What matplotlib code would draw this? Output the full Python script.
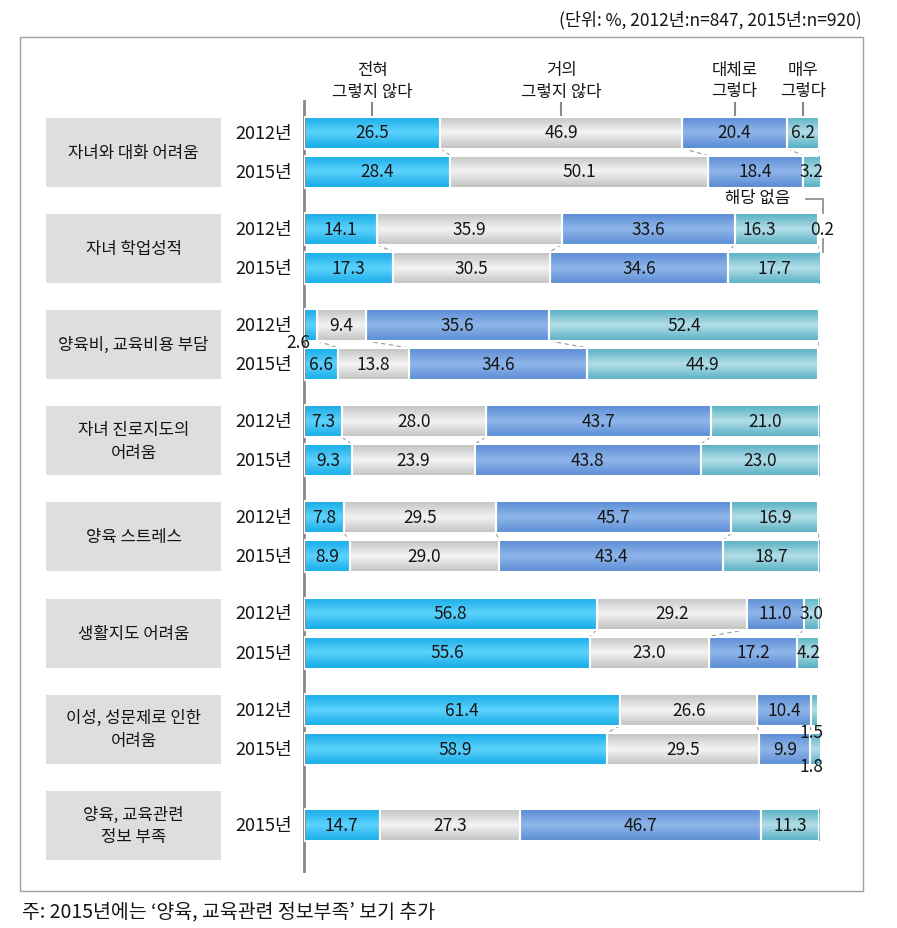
import numpy as np
import matplotlib.pyplot as plt
from matplotlib.colors import LinearSegmentedColormap
from matplotlib.patches import Rectangle

plt.rcParams['font.family'] = ['Noto Sans CJK KR', 'DejaVu Sans']

# 데이터
categories = ['자녀와 대화 어려움', '자녀 학업성적', '양육비, 교육비용 부담',
              '자녀 진로지도의\n어려움', '양육 스트레스', '생활지도 어려움',
              '이성, 성문제로 인한\n어려움', '양육, 교육관련\n정보 부족']
answers = ['전혀\n그렇지 않다', '거의\n그렇지 않다', '대체로\n그렇다', '매우\n그렇다']
years = ['2012년', '2015년']
vals_2012 = [[26.5, 46.9, 20.4, 6.2],
             [14.1, 35.9, 33.6, 16.3],
             [2.6, 9.4, 35.6, 52.4],
             [7.3, 28.0, 43.7, 21.0],
             [7.8, 29.5, 45.7, 16.9],
             [56.8, 29.2, 11.0, 3.0],
             [61.4, 26.6, 10.4, 1.5],
             None]
vals_2015 = [[28.4, 50.1, 18.4, 3.2],
             [17.3, 30.5, 34.6, 17.7],
             [6.6, 13.8, 34.6, 44.9],
             [9.3, 23.9, 43.8, 23.0],
             [8.9, 29.0, 43.4, 18.7],
             [55.6, 23.0, 17.2, 4.2],
             [58.9, 29.5, 9.9, 1.8],
             [14.7, 27.3, 46.7, 11.3]]
no_answer = 0.2  # 자녀 학업성적 2012년 '해당 없음'

# 색상 (가장자리, 가운데)
edge_cols = ['#16ace6', '#c2c2c2', '#5a8cd4', '#56b0c4']
mid_cols = ['#5dd2fd', '#f4f4f4', '#8fb6ea', '#b4dee8']
txt = '#151515'

# 작은 값 라벨 위치 조정 (group, year, seg) -> (x%, dy)
label_pos = {(1, 0, 3): (88.5, 0), (2, 0, 0): (-1.2, 17),
             (6, 0, 3): (98.6, 22), (6, 1, 3): (98.6, 17)}

W, H = 897, 929
fig = plt.figure(figsize=(W / 100, H / 100), dpi=100)

# 배경용 축 (픽셀 좌표)
bg = fig.add_axes([0, 0, 1, 1])
bg.set_xlim(0, W)
bg.set_ylim(H, 0)
bg.axis('off')
bg.add_patch(Rectangle((20, 38), 843, 854, fill=False, ec='#a0a0a0', lw=1))
bg.text(862, 20, '(단위: %, 2012년:n=847, 2015년:n=920)', ha='right', va='center',
        fontsize=12.5, color=txt)
bg.text(22, 912, '주: 2015년에는 ‘양육, 교육관련 정보부족’ 보기 추가', ha='left', va='center',
        fontsize=14, color=txt)

# 막대 축
ax = fig.add_axes([304 / W, 1 - 872 / H, 515 / W, (872 - 102) / H])
for s in ['top', 'right', 'bottom']:
    ax.spines[s].set_visible(False)
ax.spines['left'].set_color('#888888')
ax.spines['left'].set_linewidth(2)
ax.set_xticks([])
ax.set_yticks([])
ax.patch.set_alpha(0)

bar_h = 32
cmaps = [LinearSegmentedColormap.from_list(f'c{i}', [edge_cols[i], mid_cols[i], edge_cols[i]])
         for i in range(4)]
grad = np.linspace(0, 1, 64).reshape(-1, 1)


def draw_row(y, vals, g, yi):
    left = np.concatenate([[0], np.cumsum(vals)[:-1]])
    for i, (l, v) in enumerate(zip(left, vals)):
        rect = ax.barh(y, v, left=l, height=bar_h, facecolor='none',
                       edgecolor='white', lw=1.5, zorder=3)[0]
        im = ax.imshow(grad, extent=[l, l + v, y + bar_h / 2, y - bar_h / 2],
                       aspect='auto', cmap=cmaps[i], zorder=2, interpolation='bilinear')
        im.set_clip_path(rect)
        x, dy = label_pos.get((g, yi, i), (l + v / 2, 0))
        ax.text(x, y + dy, f'{v:.1f}', ha='center', va='center', fontsize=12.5,
                color=txt, zorder=4, clip_on=False)
    return np.cumsum(vals)


for g, cat in enumerate(categories):
    gc = 153 + g * 96.2
    bg.add_patch(Rectangle((46, gc - 34.5), 175, 69, fc='#dedede', ec='none'))
    bg.text(133.5, gc, cat, ha='center', va='center', fontsize=12, color=txt,
            linespacing=1.45)
    if vals_2012[g] is None:
        draw_row(gc, vals_2015[g], g, 1)
        bg.text(292, gc, years[1], ha='right', va='center', fontsize=13, color=txt)
        continue
    y1, y2 = gc - 19.5, gc + 19.5
    c1 = draw_row(y1, vals_2012[g], g, 0)
    c2 = draw_row(y2, vals_2015[g], g, 1)
    bg.text(292, y1, years[0], ha='right', va='center', fontsize=13, color=txt)
    bg.text(292, y2, years[1], ha='right', va='center', fontsize=13, color=txt)
    for a, b in zip(c1, c2):
        ax.plot([a, b], [y1 + bar_h / 2, y2 - bar_h / 2], ls=(0, (4, 3)), lw=0.8,
                color='#999999', zorder=1)
    if g == 1:
        ax.text(100.6, y1, f'{no_answer:.1f}', ha='center', va='center', fontsize=12.5,
                color=txt, clip_on=False)
        ax.text(88, y1 - 31, '해당 없음', ha='center', va='center', fontsize=12,
                color=txt, clip_on=False)
        ax.plot([97.5, 100.8, 100.8], [y1 - 30, y1 - 30, y1 - 16], color='#888888',
                lw=1.2, clip_on=False)
        ax.plot([100.8, 100.8], [y1 + 10, y2 - bar_h / 2], color='#888888', lw=1.2,
                clip_on=False)

# 상단 응답 라벨
first = vals_2012[0]
centers = np.cumsum(first) - np.array(first) / 2
top = 153 - 19.5 - bar_h / 2
for c, lab in zip(centers, answers):
    ax.plot([c, c], [top - 14, top - 1], color='#888888', lw=1.5, clip_on=False)
    ax.text(c, top - 17, lab, ha='center', va='bottom', fontsize=12, color=txt,
            linespacing=1.35, clip_on=False)

ax.set_xlim(0, 100)
ax.set_ylim(872, 102)

fig.savefig('out.png', dpi=100)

## Instruction
Write out again every line above exactly as given; the pictures do not belong in the copy.

## Full response
What matplotlib code would draw this? Output the full Python script.
import numpy as np
import matplotlib.pyplot as plt
from matplotlib.colors import LinearSegmentedColormap
from matplotlib.patches import Rectangle

plt.rcParams['font.family'] = ['Noto Sans CJK KR', 'DejaVu Sans']

# 데이터
categories = ['자녀와 대화 어려움', '자녀 학업성적', '양육비, 교육비용 부담',
              '자녀 진로지도의\n어려움', '양육 스트레스', '생활지도 어려움',
              '이성, 성문제로 인한\n어려움', '양육, 교육관련\n정보 부족']
answers = ['전혀\n그렇지 않다', '거의\n그렇지 않다', '대체로\n그렇다', '매우\n그렇다']
years = ['2012년', '2015년']
vals_2012 = [[26.5, 46.9, 20.4, 6.2],
             [14.1, 35.9, 33.6, 16.3],
             [2.6, 9.4, 35.6, 52.4],
             [7.3, 28.0, 43.7, 21.0],
             [7.8, 29.5, 45.7, 16.9],
             [56.8, 29.2, 11.0, 3.0],
             [61.4, 26.6, 10.4, 1.5],
             None]
vals_2015 = [[28.4, 50.1, 18.4, 3.2],
             [17.3, 30.5, 34.6, 17.7],
             [6.6, 13.8, 34.6, 44.9],
             [9.3, 23.9, 43.8, 23.0],
             [8.9, 29.0, 43.4, 18.7],
             [55.6, 23.0, 17.2, 4.2],
             [58.9, 29.5, 9.9, 1.8],
             [14.7, 27.3, 46.7, 11.3]]
no_answer = 0.2  # 자녀 학업성적 2012년 '해당 없음'

# 색상 (가장자리, 가운데)
edge_cols = ['#16ace6', '#c2c2c2', '#5a8cd4', '#56b0c4']
mid_cols = ['#5dd2fd', '#f4f4f4', '#8fb6ea', '#b4dee8']
txt = '#151515'

# 작은 값 라벨 위치 조정 (group, year, seg) -> (x%, dy)
label_pos = {(1, 0, 3): (88.5, 0), (2, 0, 0): (-1.2, 17),
             (6, 0, 3): (98.6, 22), (6, 1, 3): (98.6, 17)}

W, H = 897, 929
fig = plt.figure(figsize=(W / 100, H / 100), dpi=100)

# 배경용 축 (픽셀 좌표)
bg = fig.add_axes([0, 0, 1, 1])
bg.set_xlim(0, W)
bg.set_ylim(H, 0)
bg.axis('off')
bg.add_patch(Rectangle((20, 38), 843, 854, fill=False, ec='#a0a0a0', lw=1))
bg.text(862, 20, '(단위: %, 2012년:n=847, 2015년:n=920)', ha='right', va='center',
        fontsize=12.5, color=txt)
bg.text(22, 912, '주: 2015년에는 ‘양육, 교육관련 정보부족’ 보기 추가', ha='left', va='center',
        fontsize=14, color=txt)

# 막대 축
ax = fig.add_axes([304 / W, 1 - 872 / H, 515 / W, (872 - 102) / H])
for s in ['top', 'right', 'bottom']:
    ax.spines[s].set_visible(False)
ax.spines['left'].set_color('#888888')
ax.spines['left'].set_linewidth(2)
ax.set_xticks([])
ax.set_yticks([])
ax.patch.set_alpha(0)

bar_h = 32
cmaps = [LinearSegmentedColormap.from_list(f'c{i}', [edge_cols[i], mid_cols[i], edge_cols[i]])
         for i in range(4)]
grad = np.linspace(0, 1, 64).reshape(-1, 1)


def draw_row(y, vals, g, yi):
    left = np.concatenate([[0], np.cumsum(vals)[:-1]])
    for i, (l, v) in enumerate(zip(left, vals)):
        rect = ax.barh(y, v, left=l, height=bar_h, facecolor='none',
                       edgecolor='white', lw=1.5, zorder=3)[0]
        im = ax.imshow(grad, extent=[l, l + v, y + bar_h / 2, y - bar_h / 2],
                       aspect='auto', cmap=cmaps[i], zorder=2, interpolation='bilinear')
        im.set_clip_path(rect)
        x, dy = label_pos.get((g, yi, i), (l + v / 2, 0))
        ax.text(x, y + dy, f'{v:.1f}', ha='center', va='center', fontsize=12.5,
                color=txt, zorder=4, clip_on=False)
    return np.cumsum(vals)


for g, cat in enumerate(categories):
    gc = 153 + g * 96.2
    bg.add_patch(Rectangle((46, gc - 34.5), 175, 69, fc='#dedede', ec='none'))
    bg.text(133.5, gc, cat, ha='center', va='center', fontsize=12, color=txt,
            linespacing=1.45)
    if vals_2012[g] is None:
        draw_row(gc, vals_2015[g], g, 1)
        bg.text(292, gc, years[1], ha='right', va='center', fontsize=13, color=txt)
        continue
    y1, y2 = gc - 19.5, gc + 19.5
    c1 = draw_row(y1, vals_2012[g], g, 0)
    c2 = draw_row(y2, vals_2015[g], g, 1)
    bg.text(292, y1, years[0], ha='right', va='center', fontsize=13, color=txt)
    bg.text(292, y2, years[1], ha='right', va='center', fontsize=13, color=txt)
    for a, b in zip(c1, c2):
        ax.plot([a, b], [y1 + bar_h / 2, y2 - bar_h / 2], ls=(0, (4, 3)), lw=0.8,
                color='#999999', zorder=1)
    if g == 1:
        ax.text(100.6, y1, f'{no_answer:.1f}', ha='center', va='center', fontsize=12.5,
                color=txt, clip_on=False)
        ax.text(88, y1 - 31, '해당 없음', ha='center', va='center', fontsize=12,
                color=txt, clip_on=False)
        ax.plot([97.5, 100.8, 100.8], [y1 - 30, y1 - 30, y1 - 16], color='#888888',
                lw=1.2, clip_on=False)
        ax.plot([100.8, 100.8], [y1 + 10, y2 - bar_h / 2], color='#888888', lw=1.2,
                clip_on=False)

# 상단 응답 라벨
first = vals_2012[0]
centers = np.cumsum(first) - np.array(first) / 2
top = 153 - 19.5 - bar_h / 2
for c, lab in zip(centers, answers):
    ax.plot([c, c], [top - 14, top - 1], color='#888888', lw=1.5, clip_on=False)
    ax.text(c, top - 17, lab, ha='center', va='bottom', fontsize=12, color=txt,
            linespacing=1.35, clip_on=False)

ax.set_xlim(0, 100)
ax.set_ylim(872, 102)

fig.savefig('out.png', dpi=100)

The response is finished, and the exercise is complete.